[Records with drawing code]

-*-

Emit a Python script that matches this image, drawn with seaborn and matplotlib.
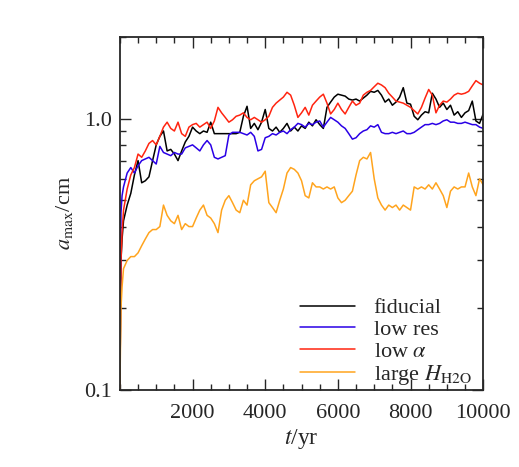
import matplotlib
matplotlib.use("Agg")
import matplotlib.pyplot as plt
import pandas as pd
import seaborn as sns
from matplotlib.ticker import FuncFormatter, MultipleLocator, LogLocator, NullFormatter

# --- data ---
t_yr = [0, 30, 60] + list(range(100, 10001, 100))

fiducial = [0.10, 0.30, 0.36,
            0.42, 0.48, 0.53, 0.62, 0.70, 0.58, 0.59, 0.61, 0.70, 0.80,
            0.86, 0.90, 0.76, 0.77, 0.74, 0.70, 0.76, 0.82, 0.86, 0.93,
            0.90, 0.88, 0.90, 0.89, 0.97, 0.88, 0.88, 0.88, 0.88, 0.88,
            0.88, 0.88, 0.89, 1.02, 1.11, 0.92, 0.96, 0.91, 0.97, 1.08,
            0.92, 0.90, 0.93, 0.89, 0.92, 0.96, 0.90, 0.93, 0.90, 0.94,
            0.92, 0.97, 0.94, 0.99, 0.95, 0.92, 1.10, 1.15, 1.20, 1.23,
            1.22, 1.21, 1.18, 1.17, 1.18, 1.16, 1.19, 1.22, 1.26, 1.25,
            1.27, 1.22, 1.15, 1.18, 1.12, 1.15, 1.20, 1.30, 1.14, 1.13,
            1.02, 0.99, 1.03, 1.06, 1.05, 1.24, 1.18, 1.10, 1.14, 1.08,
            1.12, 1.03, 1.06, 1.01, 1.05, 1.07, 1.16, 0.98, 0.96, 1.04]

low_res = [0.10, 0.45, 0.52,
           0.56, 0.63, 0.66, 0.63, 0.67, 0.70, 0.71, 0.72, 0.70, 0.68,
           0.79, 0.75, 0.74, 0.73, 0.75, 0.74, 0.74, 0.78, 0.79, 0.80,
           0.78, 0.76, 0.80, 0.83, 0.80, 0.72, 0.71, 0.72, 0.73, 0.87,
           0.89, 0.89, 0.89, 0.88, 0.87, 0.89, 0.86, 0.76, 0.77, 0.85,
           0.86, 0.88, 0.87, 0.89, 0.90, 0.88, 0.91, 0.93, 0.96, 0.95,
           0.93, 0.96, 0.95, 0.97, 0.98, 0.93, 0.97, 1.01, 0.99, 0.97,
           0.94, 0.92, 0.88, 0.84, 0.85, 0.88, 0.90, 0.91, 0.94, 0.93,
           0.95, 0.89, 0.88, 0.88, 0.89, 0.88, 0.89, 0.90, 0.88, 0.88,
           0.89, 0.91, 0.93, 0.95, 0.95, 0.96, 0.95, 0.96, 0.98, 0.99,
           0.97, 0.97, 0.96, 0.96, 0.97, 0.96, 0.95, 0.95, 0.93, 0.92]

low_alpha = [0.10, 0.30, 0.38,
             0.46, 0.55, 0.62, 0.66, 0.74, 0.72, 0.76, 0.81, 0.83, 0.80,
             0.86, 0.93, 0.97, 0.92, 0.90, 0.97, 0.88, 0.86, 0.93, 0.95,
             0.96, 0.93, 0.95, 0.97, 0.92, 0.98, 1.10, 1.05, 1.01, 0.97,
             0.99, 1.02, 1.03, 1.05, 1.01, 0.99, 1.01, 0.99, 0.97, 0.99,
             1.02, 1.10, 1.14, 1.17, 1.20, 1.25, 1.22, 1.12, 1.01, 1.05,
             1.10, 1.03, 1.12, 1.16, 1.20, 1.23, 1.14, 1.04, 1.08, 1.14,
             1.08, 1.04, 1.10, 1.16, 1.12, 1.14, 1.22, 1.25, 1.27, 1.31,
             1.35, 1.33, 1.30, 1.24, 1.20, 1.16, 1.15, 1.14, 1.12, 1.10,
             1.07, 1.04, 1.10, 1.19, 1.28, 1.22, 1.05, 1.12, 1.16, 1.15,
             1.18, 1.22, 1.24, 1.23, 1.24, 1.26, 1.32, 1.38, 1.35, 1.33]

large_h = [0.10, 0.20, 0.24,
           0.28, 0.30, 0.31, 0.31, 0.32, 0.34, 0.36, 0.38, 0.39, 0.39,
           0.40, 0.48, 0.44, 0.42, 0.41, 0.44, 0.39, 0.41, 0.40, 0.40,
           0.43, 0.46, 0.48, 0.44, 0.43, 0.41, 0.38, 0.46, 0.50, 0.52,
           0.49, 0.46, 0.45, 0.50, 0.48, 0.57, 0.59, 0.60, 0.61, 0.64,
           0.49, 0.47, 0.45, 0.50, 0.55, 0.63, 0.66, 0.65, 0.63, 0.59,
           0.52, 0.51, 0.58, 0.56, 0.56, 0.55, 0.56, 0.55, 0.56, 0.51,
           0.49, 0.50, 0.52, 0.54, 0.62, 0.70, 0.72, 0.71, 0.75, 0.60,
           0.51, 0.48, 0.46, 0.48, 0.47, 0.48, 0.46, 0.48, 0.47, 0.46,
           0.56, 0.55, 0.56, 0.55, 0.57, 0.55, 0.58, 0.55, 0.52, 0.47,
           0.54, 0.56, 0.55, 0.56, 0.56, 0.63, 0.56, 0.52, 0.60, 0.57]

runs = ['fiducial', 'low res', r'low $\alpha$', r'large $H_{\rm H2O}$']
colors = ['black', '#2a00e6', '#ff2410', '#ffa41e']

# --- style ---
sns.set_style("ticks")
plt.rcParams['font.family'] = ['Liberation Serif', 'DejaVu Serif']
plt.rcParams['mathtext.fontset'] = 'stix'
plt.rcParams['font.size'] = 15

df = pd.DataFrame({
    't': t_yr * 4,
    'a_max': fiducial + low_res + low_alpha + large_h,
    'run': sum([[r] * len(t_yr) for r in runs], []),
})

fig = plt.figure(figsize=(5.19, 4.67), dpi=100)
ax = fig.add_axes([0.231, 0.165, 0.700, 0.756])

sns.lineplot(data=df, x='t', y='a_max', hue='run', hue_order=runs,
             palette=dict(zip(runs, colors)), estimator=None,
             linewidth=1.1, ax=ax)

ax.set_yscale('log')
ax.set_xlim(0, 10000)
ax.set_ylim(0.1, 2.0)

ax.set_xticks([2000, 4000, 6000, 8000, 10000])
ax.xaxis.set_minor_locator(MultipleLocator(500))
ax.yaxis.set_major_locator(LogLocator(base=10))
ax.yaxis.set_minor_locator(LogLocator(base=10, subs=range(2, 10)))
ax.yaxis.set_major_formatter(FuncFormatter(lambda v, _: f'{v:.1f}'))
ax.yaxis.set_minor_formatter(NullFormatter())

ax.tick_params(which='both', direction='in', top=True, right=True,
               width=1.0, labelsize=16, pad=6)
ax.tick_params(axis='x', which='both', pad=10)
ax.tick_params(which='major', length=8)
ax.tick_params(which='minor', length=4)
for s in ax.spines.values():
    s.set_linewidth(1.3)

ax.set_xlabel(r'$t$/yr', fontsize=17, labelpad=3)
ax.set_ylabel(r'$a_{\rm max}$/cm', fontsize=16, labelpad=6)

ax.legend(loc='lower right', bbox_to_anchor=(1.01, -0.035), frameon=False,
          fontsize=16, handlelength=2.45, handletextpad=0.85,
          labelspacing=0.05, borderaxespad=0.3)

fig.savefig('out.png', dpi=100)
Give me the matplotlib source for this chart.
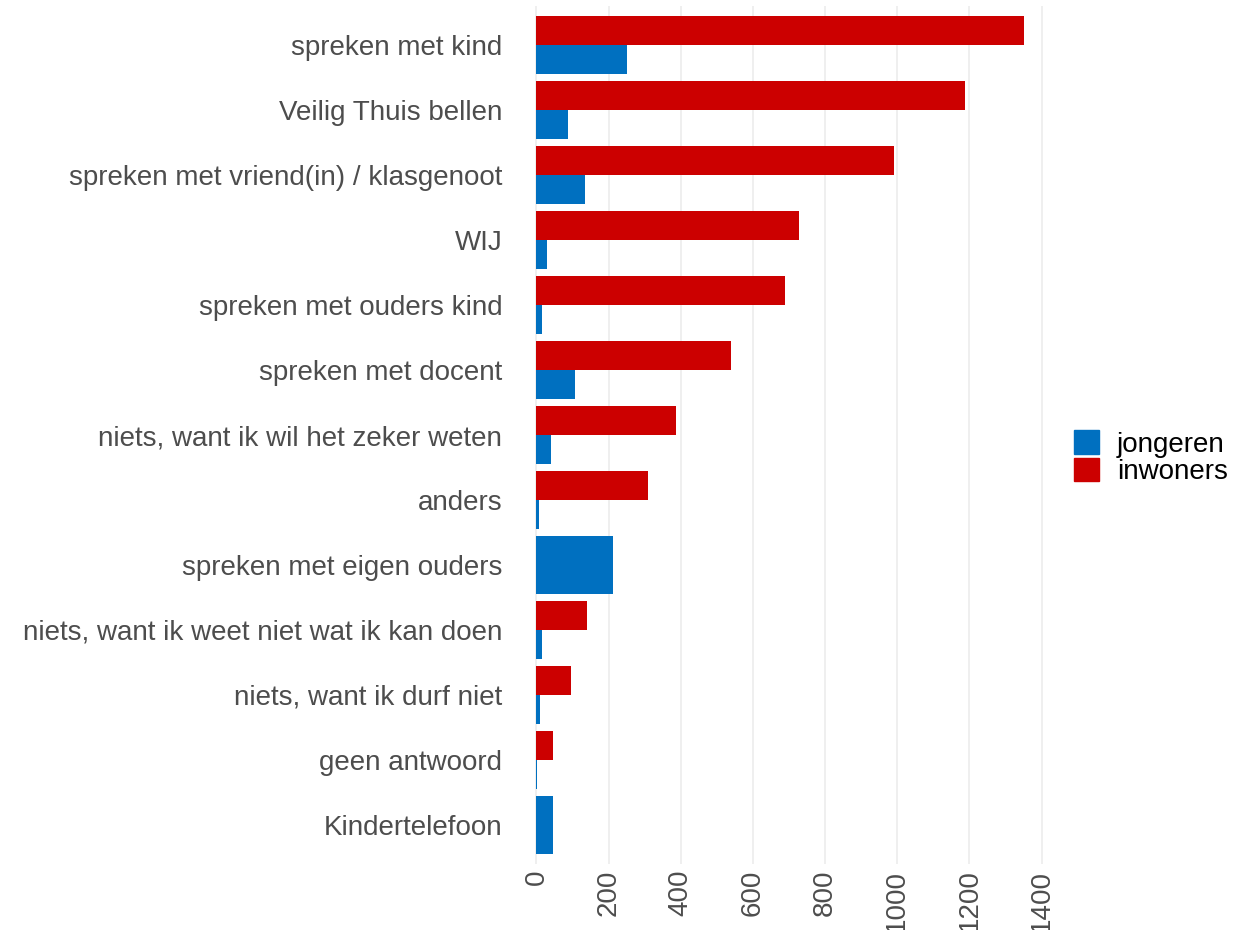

-*-

▶ WHAT YOU SHOULD DO: Write out each line again precisely as it appears, skipping every picture.

▶ OUTPUT FOR THIS EXERCISE:
Emit a Python script that matches this image, drawn with seaborn and matplotlib.
import matplotlib
matplotlib.use("Agg")
import matplotlib.pyplot as plt
import pandas as pd
import seaborn as sns
from matplotlib.ticker import FuncFormatter, MultipleLocator, LogLocator, NullFormatter

# --- data ---
t_yr = [0, 30, 60] + list(range(100, 10001, 100))

fiducial = [0.10, 0.30, 0.36,
            0.42, 0.48, 0.53, 0.62, 0.70, 0.58, 0.59, 0.61, 0.70, 0.80,
            0.86, 0.90, 0.76, 0.77, 0.74, 0.70, 0.76, 0.82, 0.86, 0.93,
            0.90, 0.88, 0.90, 0.89, 0.97, 0.88, 0.88, 0.88, 0.88, 0.88,
            0.88, 0.88, 0.89, 1.02, 1.11, 0.92, 0.96, 0.91, 0.97, 1.08,
            0.92, 0.90, 0.93, 0.89, 0.92, 0.96, 0.90, 0.93, 0.90, 0.94,
            0.92, 0.97, 0.94, 0.99, 0.95, 0.92, 1.10, 1.15, 1.20, 1.23,
            1.22, 1.21, 1.18, 1.17, 1.18, 1.16, 1.19, 1.22, 1.26, 1.25,
            1.27, 1.22, 1.15, 1.18, 1.12, 1.15, 1.20, 1.30, 1.14, 1.13,
            1.02, 0.99, 1.03, 1.06, 1.05, 1.24, 1.18, 1.10, 1.14, 1.08,
            1.12, 1.03, 1.06, 1.01, 1.05, 1.07, 1.16, 0.98, 0.96, 1.04]

low_res = [0.10, 0.45, 0.52,
           0.56, 0.63, 0.66, 0.63, 0.67, 0.70, 0.71, 0.72, 0.70, 0.68,
           0.79, 0.75, 0.74, 0.73, 0.75, 0.74, 0.74, 0.78, 0.79, 0.80,
           0.78, 0.76, 0.80, 0.83, 0.80, 0.72, 0.71, 0.72, 0.73, 0.87,
           0.89, 0.89, 0.89, 0.88, 0.87, 0.89, 0.86, 0.76, 0.77, 0.85,
           0.86, 0.88, 0.87, 0.89, 0.90, 0.88, 0.91, 0.93, 0.96, 0.95,
           0.93, 0.96, 0.95, 0.97, 0.98, 0.93, 0.97, 1.01, 0.99, 0.97,
           0.94, 0.92, 0.88, 0.84, 0.85, 0.88, 0.90, 0.91, 0.94, 0.93,
           0.95, 0.89, 0.88, 0.88, 0.89, 0.88, 0.89, 0.90, 0.88, 0.88,
           0.89, 0.91, 0.93, 0.95, 0.95, 0.96, 0.95, 0.96, 0.98, 0.99,
           0.97, 0.97, 0.96, 0.96, 0.97, 0.96, 0.95, 0.95, 0.93, 0.92]

low_alpha = [0.10, 0.30, 0.38,
             0.46, 0.55, 0.62, 0.66, 0.74, 0.72, 0.76, 0.81, 0.83, 0.80,
             0.86, 0.93, 0.97, 0.92, 0.90, 0.97, 0.88, 0.86, 0.93, 0.95,
             0.96, 0.93, 0.95, 0.97, 0.92, 0.98, 1.10, 1.05, 1.01, 0.97,
             0.99, 1.02, 1.03, 1.05, 1.01, 0.99, 1.01, 0.99, 0.97, 0.99,
             1.02, 1.10, 1.14, 1.17, 1.20, 1.25, 1.22, 1.12, 1.01, 1.05,
             1.10, 1.03, 1.12, 1.16, 1.20, 1.23, 1.14, 1.04, 1.08, 1.14,
             1.08, 1.04, 1.10, 1.16, 1.12, 1.14, 1.22, 1.25, 1.27, 1.31,
             1.35, 1.33, 1.30, 1.24, 1.20, 1.16, 1.15, 1.14, 1.12, 1.10,
             1.07, 1.04, 1.10, 1.19, 1.28, 1.22, 1.05, 1.12, 1.16, 1.15,
             1.18, 1.22, 1.24, 1.23, 1.24, 1.26, 1.32, 1.38, 1.35, 1.33]

large_h = [0.10, 0.20, 0.24,
           0.28, 0.30, 0.31, 0.31, 0.32, 0.34, 0.36, 0.38, 0.39, 0.39,
           0.40, 0.48, 0.44, 0.42, 0.41, 0.44, 0.39, 0.41, 0.40, 0.40,
           0.43, 0.46, 0.48, 0.44, 0.43, 0.41, 0.38, 0.46, 0.50, 0.52,
           0.49, 0.46, 0.45, 0.50, 0.48, 0.57, 0.59, 0.60, 0.61, 0.64,
           0.49, 0.47, 0.45, 0.50, 0.55, 0.63, 0.66, 0.65, 0.63, 0.59,
           0.52, 0.51, 0.58, 0.56, 0.56, 0.55, 0.56, 0.55, 0.56, 0.51,
           0.49, 0.50, 0.52, 0.54, 0.62, 0.70, 0.72, 0.71, 0.75, 0.60,
           0.51, 0.48, 0.46, 0.48, 0.47, 0.48, 0.46, 0.48, 0.47, 0.46,
           0.56, 0.55, 0.56, 0.55, 0.57, 0.55, 0.58, 0.55, 0.52, 0.47,
           0.54, 0.56, 0.55, 0.56, 0.56, 0.63, 0.56, 0.52, 0.60, 0.57]

runs = ['fiducial', 'low res', r'low $\alpha$', r'large $H_{\rm H2O}$']
colors = ['black', '#2a00e6', '#ff2410', '#ffa41e']

# --- style ---
sns.set_style("ticks")
plt.rcParams['font.family'] = ['Liberation Serif', 'DejaVu Serif']
plt.rcParams['mathtext.fontset'] = 'stix'
plt.rcParams['font.size'] = 15

df = pd.DataFrame({
    't': t_yr * 4,
    'a_max': fiducial + low_res + low_alpha + large_h,
    'run': sum([[r] * len(t_yr) for r in runs], []),
})

fig = plt.figure(figsize=(5.19, 4.67), dpi=100)
ax = fig.add_axes([0.231, 0.165, 0.700, 0.756])

sns.lineplot(data=df, x='t', y='a_max', hue='run', hue_order=runs,
             palette=dict(zip(runs, colors)), estimator=None,
             linewidth=1.1, ax=ax)

ax.set_yscale('log')
ax.set_xlim(0, 10000)
ax.set_ylim(0.1, 2.0)

ax.set_xticks([2000, 4000, 6000, 8000, 10000])
ax.xaxis.set_minor_locator(MultipleLocator(500))
ax.yaxis.set_major_locator(LogLocator(base=10))
ax.yaxis.set_minor_locator(LogLocator(base=10, subs=range(2, 10)))
ax.yaxis.set_major_formatter(FuncFormatter(lambda v, _: f'{v:.1f}'))
ax.yaxis.set_minor_formatter(NullFormatter())

ax.tick_params(which='both', direction='in', top=True, right=True,
               width=1.0, labelsize=16, pad=6)
ax.tick_params(axis='x', which='both', pad=10)
ax.tick_params(which='major', length=8)
ax.tick_params(which='minor', length=4)
for s in ax.spines.values():
    s.set_linewidth(1.3)

ax.set_xlabel(r'$t$/yr', fontsize=17, labelpad=3)
ax.set_ylabel(r'$a_{\rm max}$/cm', fontsize=16, labelpad=6)

ax.legend(loc='lower right', bbox_to_anchor=(1.01, -0.035), frameon=False,
          fontsize=16, handlelength=2.45, handletextpad=0.85,
          labelspacing=0.05, borderaxespad=0.3)

fig.savefig('out.png', dpi=100)
Give me the matplotlib source for this chart.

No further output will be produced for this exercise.